The 1998 Drinking Water Directive sets quality standards for water intended for human consumption. It requires Member States to monitor the quality of drinking water, while allowing them to set additional requirements leading to higher standards. In 2013, over one million citizens signed the European citizens' initiative 'Right2Water', calling for EU legislation implementing the human right to water and sanitation. As part of the follow-up to the initiative, the Commission carried out an evaluation of the Drinking Water Directive.

In its resolution of 8 September 2015 on the follow-up to the European citizens' initiative, the European Parliament recognised that water is not a commodity but a public good that is vital to human life and dignity and called on the Commission and the Member States to ensure a comprehensive water supply characterised by affordable prices, high quality and fair working conditions and subject to democratic controls.

The Commission adopted its proposal for a revised drinking water directive on 1 February 2018. The proposal seeks to improve water quality by adding new and emerging substances to the list of criteria determining water safety (such as legionella and chlorate). Member States would be required to improve access for all, especially for vulnerable and marginalised groups who currently have difficult access to drinking water. This includes installing equipment for access to drinking water in public spaces. By improving information about the quality of drinking water in their living area, households and restaurants should be encouraged to use tap water instead of bottled water. According to the Commission, reducing consumption of bottled water can help households in Europe to save more than €600 million per year, while at the same time reducing plastic waste.
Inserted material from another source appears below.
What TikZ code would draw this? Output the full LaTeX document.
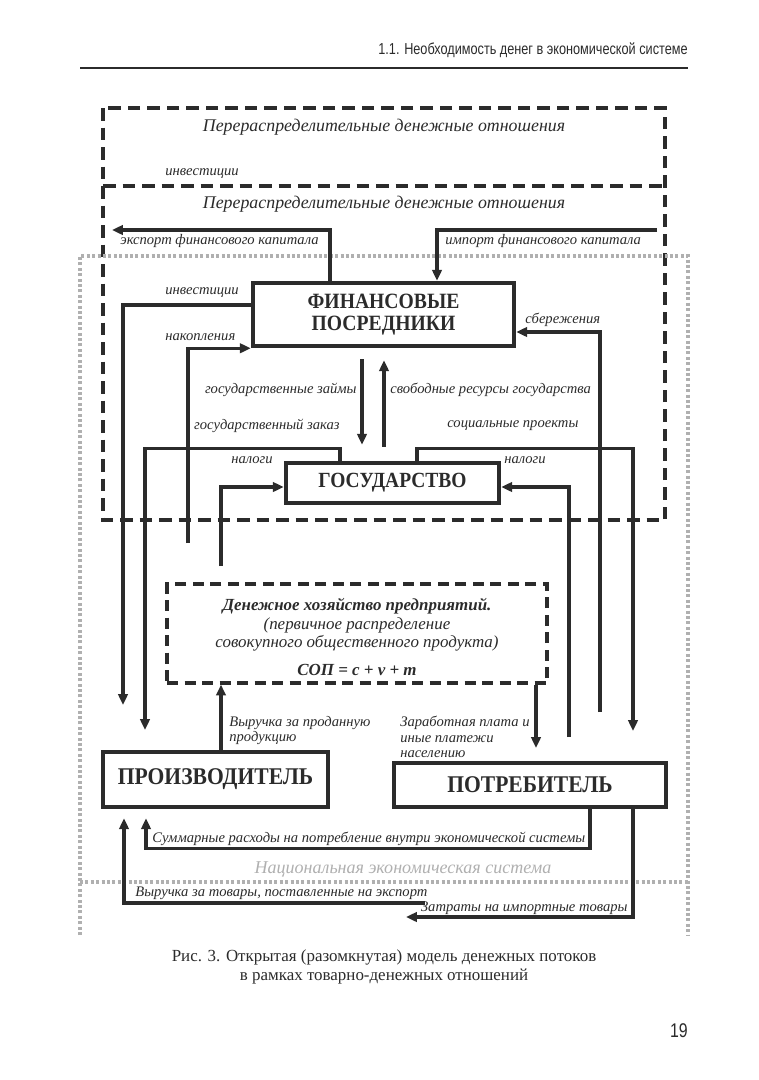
\documentclass[tikz,border=0pt]{standalone}
\usepackage{fontspec}
\setmainfont{Liberation Serif}
\newfontfamily\headfont[FakeStretch=0.8]{Liberation Sans}
\newfontfamily\agentfont[FakeStretch=0.9]{Liberation Serif}
\usetikzlibrary{arrows.meta}
\definecolor{inkcolor}{HTML}{2B2B2B}
\definecolor{natcolor}{HTML}{B0B0B0}
\newlength{\pxu}
\setlength{\pxu}{0.0195cm}

\begin{document}
\begin{tikzpicture}[
  x=\pxu, y=-\pxu,
  every node/.style={text=inkcolor},
  agentbox/.style={draw=inkcolor, line width=4.5\pxu, fill=white, inner sep=0pt, align=center, font=\agentfont\bfseries\fontsize{13.3}{14}\selectfont},
  firmbox/.style={draw=inkcolor, line width=3.2\pxu, dash pattern=on 11\pxu off 6.5\pxu, inner sep=0pt, align=center, font=\itshape\fontsize{9.4}{10.4}\selectfont},
  flow/.style={draw=inkcolor, line width=3.2\pxu, -{Triangle[length=6pt,width=5.2pt]}},
  flowlabel/.style={inner sep=0pt, align=left, font=\itshape\fontsize{8.1}{8.6}\selectfont},
  regionline/.style={draw=inkcolor, line width=3.4\pxu, dash pattern=on 12.5\pxu off 7\pxu},
  natline/.style={draw=natcolor, line width=3.5\pxu, dash pattern=on 3\pxu off 2.4\pxu},
  regiontitle/.style={inner sep=0pt, font=\itshape\fontsize{9.9}{12}\selectfont}
]
\fill[white] (0,0) rectangle (759,1080);
\useasboundingbox (0,0) rectangle (759,1080);

\node[anchor=east, inner sep=0pt, font=\headfont\fontsize{8.8}{10}\selectfont] (header) at (688,50) {1.1. Необходимость денег в экономической системе};
\draw[inkcolor, line width=1.6\pxu] (80,68) -- (688,68);

\draw[regionline] (103,108) rectangle (665,520);
\draw[regionline] (103,186) -- (665,186);
\draw[natline] (80,935) -- (80,256) -- (688,256) -- (688,935);
\draw[natline] (80,882) -- (688,882);

\node[regiontitle] (titleOuter) at (384,127) {Перераспределительные денежные отношения};
\node[flowlabel, anchor=west] (lblInvTop) at (165,174) {инвестиции};
\node[regiontitle] (titleInner) at (384,204) {Перераспределительные денежные отношения};
\node[regiontitle, text=natcolor, font=\itshape\fontsize{10}{12}\selectfont] (titleNat) at (403,869) {Национальная экономическая система};

\node[agentbox, minimum width=261\pxu, minimum height=63\pxu, font=\agentfont\bfseries\fontsize{12.1}{11.8}\selectfont] (fin) at (383.5,314.5) {ФИНАНСОВЫЕ\\ПОСРЕДНИКИ};
\node[agentbox, minimum width=213\pxu, minimum height=40\pxu, font=\agentfont\bfseries\fontsize{12}{12}\selectfont] (gov) at (392.5,483) {ГОСУДАРСТВО};
\node[firmbox, minimum width=380\pxu, minimum height=99\pxu] (firm) at (357,633.5) {};
\node[align=center, inner sep=0pt, font=\itshape\fontsize{9.4}{10.4}\selectfont] (firmText) at (357,637) {{\bfseries Денежное хозяйство предприятий.}\\(первичное распределение\\совокупного общественного продукта)\\[5pt]{\bfseries СОП = c + v + m}};
\node[agentbox, minimum width=225\pxu, minimum height=55\pxu] (prod) at (215.5,779.5) {ПРОИЗВОДИТЕЛЬ};
\node[agentbox, minimum width=272\pxu, minimum height=44\pxu] (cons) at (530,785) {ПОТРЕБИТЕЛЬ};

\coordinate (expEnd) at (112,230);
\coordinate (impStart) at (657,230);
\coordinate (invEnd) at (123,705);
\coordinate (orderEnd) at (145,730);
\coordinate (socialEnd) at (633,731);
\coordinate (accStart) at (188,543);
\coordinate (taxLStart) at (221,566);
\coordinate (taxRStart) at (569,737);
\coordinate (saveStart) at (600,712);
\coordinate (wageEnd) at (536,748);
\coordinate (expGoodsStart) at (425,903);
\coordinate (impGoodsEnd) at (406,917);

\draw[flow] (fin.north -| 330,0) |- (expEnd);
\draw[flow] (impStart) -| (fin.north -| 437,0);
\draw[flow] (fin.west |- 0,305) -| (invEnd);
\draw[flow] (accStart) |- (fin.south west);
\draw[flow] (saveStart) |- (fin.east |- 0,332);
\draw[flow, shorten <=11\pxu, shorten >=16\pxu] (fin.south -| 362,0) -- (gov.north -| 362,0);
\draw[flow, shorten <=14\pxu, shorten >=12\pxu] (gov.north -| 384,0) -- (fin.south -| 384,0);
\draw[flow] (gov.north -| 340,0) -- ++(0,-12) -| (orderEnd);
\draw[flow] (gov.north -| 417,0) -- ++(0,-12) -| (socialEnd);
\draw[flow] (taxLStart) |- (gov.west |- 0,487);
\draw[flow] (taxRStart) |- (gov.east |- 0,487);
\draw[flow] (prod.north -| 221,0) -- (firm.south -| 221,0);
\draw[flow] (firm.south -| 536,0) -- (wageEnd);
\draw[flow, shorten >=9\pxu] (cons.south -| 590,0) -- ++(0,39) -| (prod.south -| 146,0);
\draw[flow, shorten >=9\pxu] (expGoodsStart) -| (prod.south -| 124,0);
\draw[flow] (cons.south -| 633,0) |- (impGoodsEnd);

\node[flowlabel, anchor=west] (lblExport) at (120,241) {экспорт финансового капитала};
\node[flowlabel, anchor=west] (lblImport) at (445,241) {импорт финансового капитала};
\node[flowlabel, anchor=west] (lblInv) at (165,293) {инвестиции};
\node[flowlabel, anchor=west] (lblAcc) at (165,337) {накопления};
\node[flowlabel, anchor=west] (lblSave) at (525,320) {сбережения};
\node[flowlabel, anchor=east] (lblLoan) at (357,390) {государственные займы};
\node[flowlabel, anchor=west] (lblFree) at (390,390) {свободные ресурсы государства};
\node[flowlabel, anchor=east] (lblOrder) at (340,426) {государственный заказ};
\node[flowlabel, anchor=west] (lblSocial) at (447,426) {социальные проекты};
\node[flowlabel, anchor=west] (lblTaxL) at (231,460) {налоги};
\node[flowlabel, anchor=west] (lblTaxR) at (504,460) {налоги};
\node[flowlabel, anchor=north west] (lblRevenue) at (229,716) {Выручка за проданную\\продукцию};
\node[flowlabel, anchor=north west] (lblWage) at (400,716) {Заработная плата и\\иные платежи\\населению};
\node[flowlabel, anchor=west] (lblSpend) at (152,839) {Суммарные расходы на потребление внутри экономической системы};
\node[flowlabel, anchor=west] (lblExpGoods) at (135,893) {Выручка за товары, поставленные на экспорт};
\node[flowlabel, anchor=east] (lblImpGoods) at (628,908) {Затраты на импортные товары};

\node[align=center, inner sep=0pt, font=\fontsize{9.4}{10.5}\selectfont] (caption) at (384,967) {Рис. 3. Открытая (разомкнутая) модель денежных потоков\\в рамках товарно-денежных отношений};
\node[anchor=east, inner sep=0pt, font=\headfont\fontsize{11}{12}\selectfont] (pagenum) at (688,1031) {19};
\end{tikzpicture}
\end{document}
In the European Parliament, the Committee on Environment, Public Health and Food Safety (ENVI) appointed Michel Dantin (EPP, France) as rapporteur and adopted its report on 10 September 2018. A plenary vote took place on 23 October 2018. The Members of the Parliament agreed that the directive should promote universal access to clean water. The requirements should reflect the national situation and conditions of the water suppliers in the Member States. The Parliament maintained most of the parameters set by the Commission, in some cases stricter than those recommended by the World Health Organisation (WHO). The maximum limits for certain pollutants, such as lead as well as per- and polyfluoroalkyl substances (PFAS) would be tightened, and new caps introduced for endocrine disruptors. Levels of microplastics should be monitored. Member States should encourage provision of tap water in restaurants for free or for a low service fee. Member States should be required to adopt national targets to reduce water leakage levels. The matter was referred back to the committee responsible for interinstitutional negotiations.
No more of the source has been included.